Using the data beneath this instruction, retype only the lines from the one that contains "The picture is" down to the one that contains "import * as", both included, exactly as they appear.

-- START --

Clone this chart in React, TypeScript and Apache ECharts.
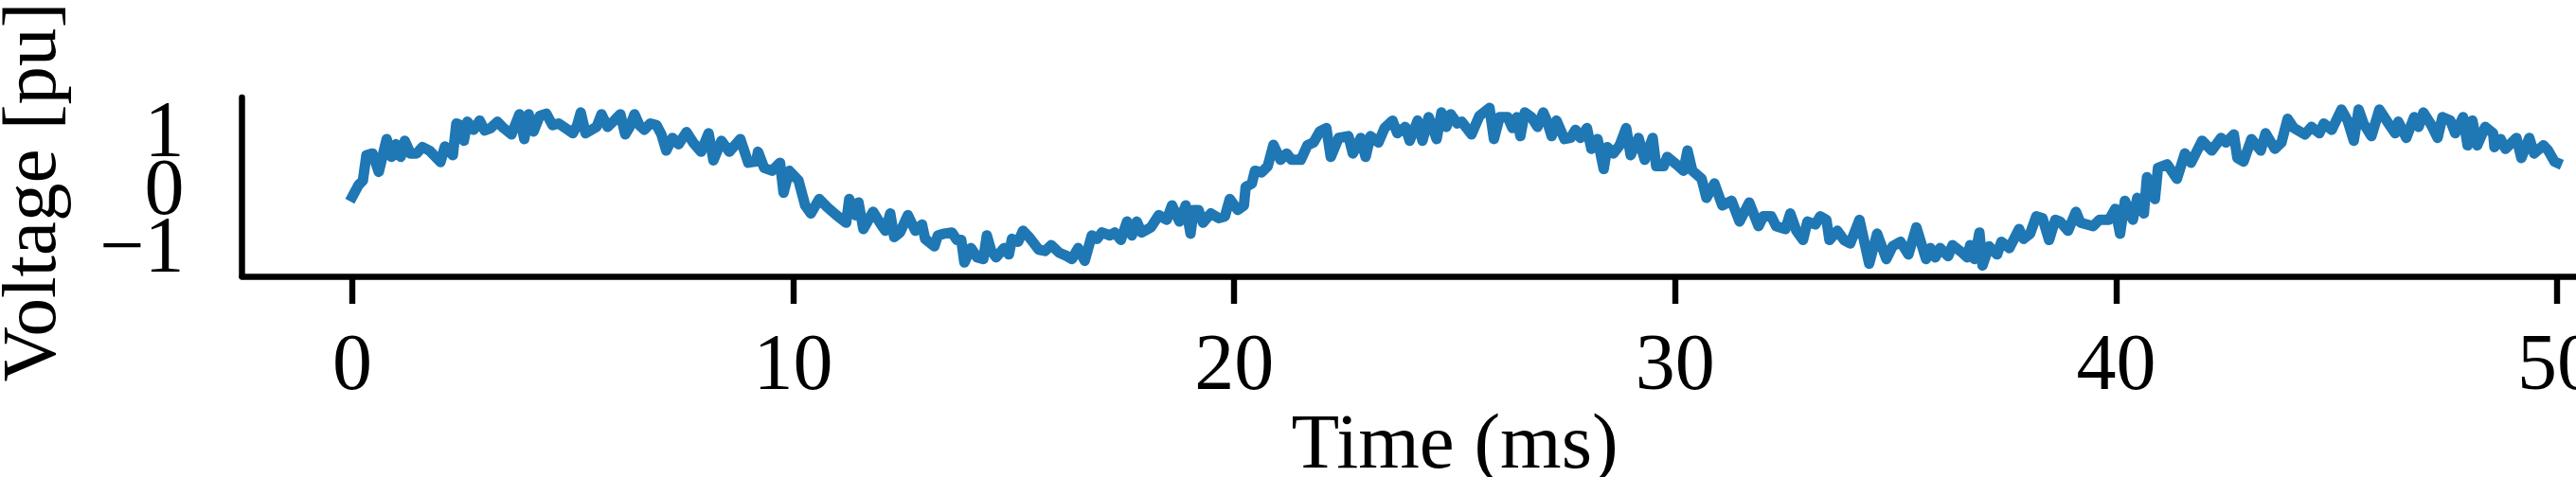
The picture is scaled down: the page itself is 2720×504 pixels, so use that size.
import React, { useEffect, useRef } from "react";
import * as echarts from "echarts";

const timeMs: number[] = [
  0.0, 0.14, 0.24, 0.32, 0.46, 0.6, 0.78, 0.89, 0.99, 1.1, 1.19, 1.32, 1.46, 1.59, 1.75, 2.0, 2.1, 2.28, 2.36, 2.46,
  2.53, 2.61, 2.75, 2.89, 3.0, 3.14, 3.29, 3.43, 3.61, 3.79, 3.9, 4.0, 4.11, 4.25, 4.4, 4.54, 4.68, 4.83, 5.0, 5.1,
  5.18, 5.29, 5.54, 5.65, 5.79, 5.94, 6.08, 6.19, 6.29, 6.4, 6.51, 6.62, 6.76, 6.9, 7.01, 7.12, 7.26, 7.4, 7.58, 7.73,
  7.91, 8.08, 8.19, 8.37, 8.55, 8.8, 8.98, 9.16, 9.2, 9.34, 9.52, 9.7, 9.78, 9.91, 10.12, 10.27, 10.4, 10.59, 10.77, 10.98,
  11.2, 11.27, 11.41, 11.48, 11.59, 11.81, 11.99, 12.09, 12.2, 12.29, 12.42, 12.6, 12.77, 12.92, 12.99, 13.2, 13.28, 13.42, 13.6, 13.71,
  13.81, 13.88, 14.03, 14.17, 14.31, 14.39, 14.49, 14.6, 14.78, 14.89, 14.96, 15.1, 15.21, 15.35, 15.57, 15.71, 15.85, 16.03, 16.21, 16.32,
  16.46, 16.61, 16.77, 16.89, 17.0, 17.18, 17.29, 17.43, 17.57, 17.68, 17.79, 17.9, 18.11, 18.29, 18.47, 18.59, 18.76, 18.9, 19.01, 19.08,
  19.19, 19.29, 19.47, 19.65, 19.79, 19.9, 20.08, 20.22, 20.26, 20.4, 20.47, 20.62, 20.76, 20.89, 21.05, 21.19, 21.3, 21.51, 21.66, 21.8,
  21.94, 22.09, 22.19, 22.37, 22.59, 22.69, 22.87, 22.98, 23.09, 23.27, 23.41, 23.59, 23.7, 23.88, 23.98, 24.16, 24.27, 24.41, 24.59, 24.7,
  24.81, 24.91, 25.06, 25.16, 25.38, 25.56, 25.79, 25.89, 26.02, 26.2, 26.31, 26.41, 26.49, 26.59, 26.74, 26.88, 27.01, 27.09, 27.2, 27.31,
  27.49, 27.63, 27.74, 27.85, 28.0, 28.1, 28.24, 28.38, 28.46, 28.6, 28.74, 28.89, 28.99, 29.17, 29.31, 29.49, 29.57, 29.74, 29.82, 30.03,
  30.19, 30.28, 30.39, 30.6, 30.71, 30.89, 31.07, 31.28, 31.46, 31.68, 31.89, 32.0, 32.18, 32.29, 32.5, 32.61, 32.75, 32.9, 33.0, 33.18,
  33.29, 33.43, 33.5, 33.68, 33.83, 33.97, 34.18, 34.4, 34.58, 34.79, 34.93, 35.11, 35.29, 35.47, 35.69, 35.79, 35.9, 36.01, 36.19, 36.29,
  36.51, 36.62, 36.69, 36.79, 36.9, 36.97, 37.12, 37.3, 37.4, 37.58, 37.8, 37.9, 38.05, 38.19, 38.33, 38.48, 38.62, 38.73, 38.91, 39.09,
  39.19, 39.48, 39.62, 39.84, 39.98, 40.09, 40.2, 40.38, 40.48, 40.63, 40.7, 40.88, 40.95, 41.16, 41.38, 41.56, 41.7, 41.95, 42.17, 42.38,
  42.49, 42.67, 42.75, 42.89, 43.07, 43.28, 43.39, 43.6, 43.75, 43.89, 44.03, 44.28, 44.43, 44.61, 44.71, 44.89, 45.11, 45.25, 45.39, 45.5,
  45.61, 45.79, 45.97, 46.15, 46.33, 46.4, 46.58, 46.76, 46.86, 46.97, 47.15, 47.29, 47.4, 47.58, 47.69, 47.87, 47.97, 48.08, 48.19, 48.37,
  48.55, 48.58, 48.72, 48.83, 49.08, 49.19, 49.37, 49.48, 49.69, 49.8, 49.94, 50.0,
];

const voltagePu: number[] = [
  -0.17, 0.03, 0.11, 0.55, 0.58, 0.26, 0.83, 0.52, 0.74, 0.52, 0.8, 0.58, 0.58, 0.69, 0.63, 0.43, 0.7, 0.55, 1.1, 1.07,
  0.8, 1.13, 0.99, 1.15, 0.98, 1.02, 1.13, 1.02, 0.91, 1.26, 0.83, 1.26, 0.96, 1.23, 1.27, 1.07, 1.1, 1.02, 0.93, 1.07,
  1.29, 0.93, 1.04, 1.26, 1.04, 1.15, 1.26, 0.91, 1.04, 1.26, 1.07, 0.99, 1.1, 1.07, 0.91, 0.63, 0.85, 0.74, 0.95, 0.77,
  0.61, 0.93, 0.46, 0.8, 0.61, 0.83, 0.42, 0.44, 0.61, 0.33, 0.28, 0.42, -0.1, 0.28, 0.11, -0.32, -0.46, -0.21, -0.35, -0.49,
  -0.62, -0.21, -0.49, -0.27, -0.73, -0.43, -0.65, -0.76, -0.46, -0.87, -0.79, -0.49, -0.76, -0.65, -0.9, -1.03, -0.84, -0.81, -0.79, -0.92,
  -0.92, -1.31, -1.06, -1.22, -1.25, -0.84, -1.11, -1.22, -1.06, -1.17, -0.9, -0.95, -0.76, -0.87, -1.09, -1.11, -1.01, -1.14, -1.2, -1.25,
  -1.06, -1.28, -0.84, -0.9, -0.79, -0.84, -0.79, -0.92, -0.6, -0.84, -0.6, -0.79, -0.7, -0.49, -0.57, -0.32, -0.6, -0.32, -0.81, -0.4,
  -0.4, -0.62, -0.46, -0.54, -0.51, -0.21, -0.4, -0.32, 0.0, 0.06, 0.28, 0.25, 0.36, 0.73, 0.47, 0.58, 0.47, 0.47, 0.72, 0.77,
  0.96, 1.02, 0.52, 0.85, 0.88, 0.58, 0.85, 0.52, 0.88, 0.77, 1.02, 1.15, 0.93, 1.04, 0.8, 1.15, 0.8, 1.21, 0.83, 1.29,
  1.04, 1.26, 1.1, 1.13, 0.91, 1.23, 1.37, 0.83, 1.21, 1.21, 1.02, 1.21, 0.88, 1.29, 1.21, 1.04, 1.29, 1.15, 0.88, 1.15,
  0.83, 0.85, 0.99, 0.85, 1.02, 0.66, 0.83, 0.31, 0.69, 0.58, 0.72, 1.02, 0.55, 0.85, 0.47, 0.85, 0.36, 0.36, 0.52, 0.39,
  0.28, 0.63, 0.28, 0.14, -0.19, 0.06, -0.32, -0.24, -0.6, -0.27, -0.68, -0.51, -0.51, -0.68, -0.73, -0.46, -0.76, -0.92, -0.6, -0.65,
  -0.51, -0.57, -0.92, -0.76, -0.92, -0.98, -0.57, -1.33, -0.81, -1.25, -1.03, -0.95, -1.17, -0.7, -1.25, -1.06, -1.22, -1.06, -1.2, -1.01,
  -1.14, -1.22, -1.01, -1.25, -0.79, -1.36, -1.03, -1.17, -0.95, -1.06, -0.73, -0.9, -0.81, -0.51, -0.54, -0.92, -0.57, -0.6, -0.76, -0.43,
  -0.62, -0.68, -0.57, -0.57, -0.38, -0.81, -0.24, -0.57, -0.19, -0.46, 0.17, -0.21, 0.33, 0.39, 0.14, 0.58, 0.42, 0.8, 0.63, 0.85,
  0.77, 0.91, 0.5, 0.44, 0.83, 0.63, 0.93, 0.66, 0.77, 1.18, 1.02, 0.91, 1.04, 0.93, 1.1, 0.99, 1.34, 1.15, 0.8, 1.34,
  1.1, 0.88, 1.34, 1.13, 0.93, 1.13, 0.85, 1.21, 1.04, 1.29, 1.07, 0.85, 1.21, 1.15, 0.93, 1.21, 0.72, 1.15, 0.72, 1.04,
  0.93, 0.69, 0.83, 0.66, 0.85, 0.5, 0.85, 0.58, 0.72, 0.63, 0.44, 0.42,
];

const xTickValues = [0, 10, 20, 30, 40, 50];
const yTickValues = [-1, 0, 1];
const xAxisTitle = "Time (ms)";
const yAxisTitle = "Voltage [pu]";

export default function App() {
  const ref = useRef<HTMLDivElement>(null);

  useEffect(() => {
    if (!ref.current) return;
    const chart = echarts.init(ref.current, null, { renderer: "svg" });
    const font = '"Liberation Serif", "Times New Roman", serif';
    const n = Math.min(timeMs.length, voltagePu.length);
    const points: number[][] = [];
    for (let i = 0; i < n; i++) points.push([timeMs[i], voltagePu[i]]);

    // the y tick labels overlap each other (as in the reference), so they are
    // split over two coincident y axes to keep ECharts from hiding any of them
    const yTicksA = yTickValues.filter((_, i) => i % 2 === 0);
    const yTicksB = yTickValues.filter((_, i) => i % 2 === 1);

    const yLabelStyle = {
      interval: 0,
      margin: 61,
      color: "#000",
      fontFamily: font,
      fontSize: 84,
      hideOverlap: false,
      showMinLabel: true,
      showMaxLabel: true,
      formatter: (v: number) => (v < 0 ? "\u2212" + Math.abs(v) : String(v)),
    };

    chart.setOption({
      animation: false,
      backgroundColor: "#ffffff",
      grid: {
        left: 255.6,
        width: 2560.8,
        top: 103,
        bottom: 212,
        containLabel: false,
        outerBoundsMode: "none",
      },
      xAxis: {
        type: "value",
        min: -2.5,
        max: 52.5,
        name: xAxisTitle,
        nameLocation: "middle",
        nameGap: 117,
        nameTextStyle: { color: "#000", fontFamily: font, fontSize: 83 },
        axisLine: { show: true, onZero: false, lineStyle: { color: "#000", width: 6.5 } },
        axisTick: { show: true, customValues: xTickValues, length: 29, lineStyle: { color: "#000", width: 6.4 } },
        axisLabel: {
          customValues: xTickValues,
          interval: 0,
          margin: 48,
          color: "#000",
          fontFamily: font,
          fontSize: 84,
          hideOverlap: false,
          showMinLabel: true,
          showMaxLabel: true,
        },
        splitLine: { show: false },
      },
      yAxis: [
        {
          type: "value",
          position: "left",
          min: -1.55,
          max: 1.55,
          name: yAxisTitle,
          nameLocation: "middle",
          nameGap: 184,
          nameRotate: 90,
          nameTextStyle: { color: "#000", fontFamily: font, fontSize: 81, padding: [0, 11, 0, 0] },
          axisLine: { show: true, onZero: false, lineStyle: { color: "#000", width: 6.5 } },
          axisTick: { show: false },
          axisLabel: { ...yLabelStyle, customValues: yTicksA },
          splitLine: { show: false },
        },
        {
          type: "value",
          position: "left",
          offset: 0,
          min: -1.55,
          max: 1.55,
          axisLine: { show: false, onZero: false },
          axisTick: { show: false },
          axisLabel: { ...yLabelStyle, customValues: yTicksB },
          splitLine: { show: false },
        },
      ],
      series: [
        {
          type: "line",
          yAxisIndex: 0,
          data: points,
          symbol: "none",
          showSymbol: false,
          lineStyle: { color: "#1f77b4", width: 11, cap: "square", join: "round" },
        },
      ],
    });

    return () => chart.dispose();
  }, []);

  return (
    <div
      ref={ref}
      style={{ position: "absolute", left: 0, top: 0, width: 2720, height: 504 }}
    />
  );
}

-- END --

## RESPONSE
The picture is scaled down: the page itself is 2720×504 pixels, so use that size.
import React, { useEffect, useRef } from "react";
import * as echarts from "echarts";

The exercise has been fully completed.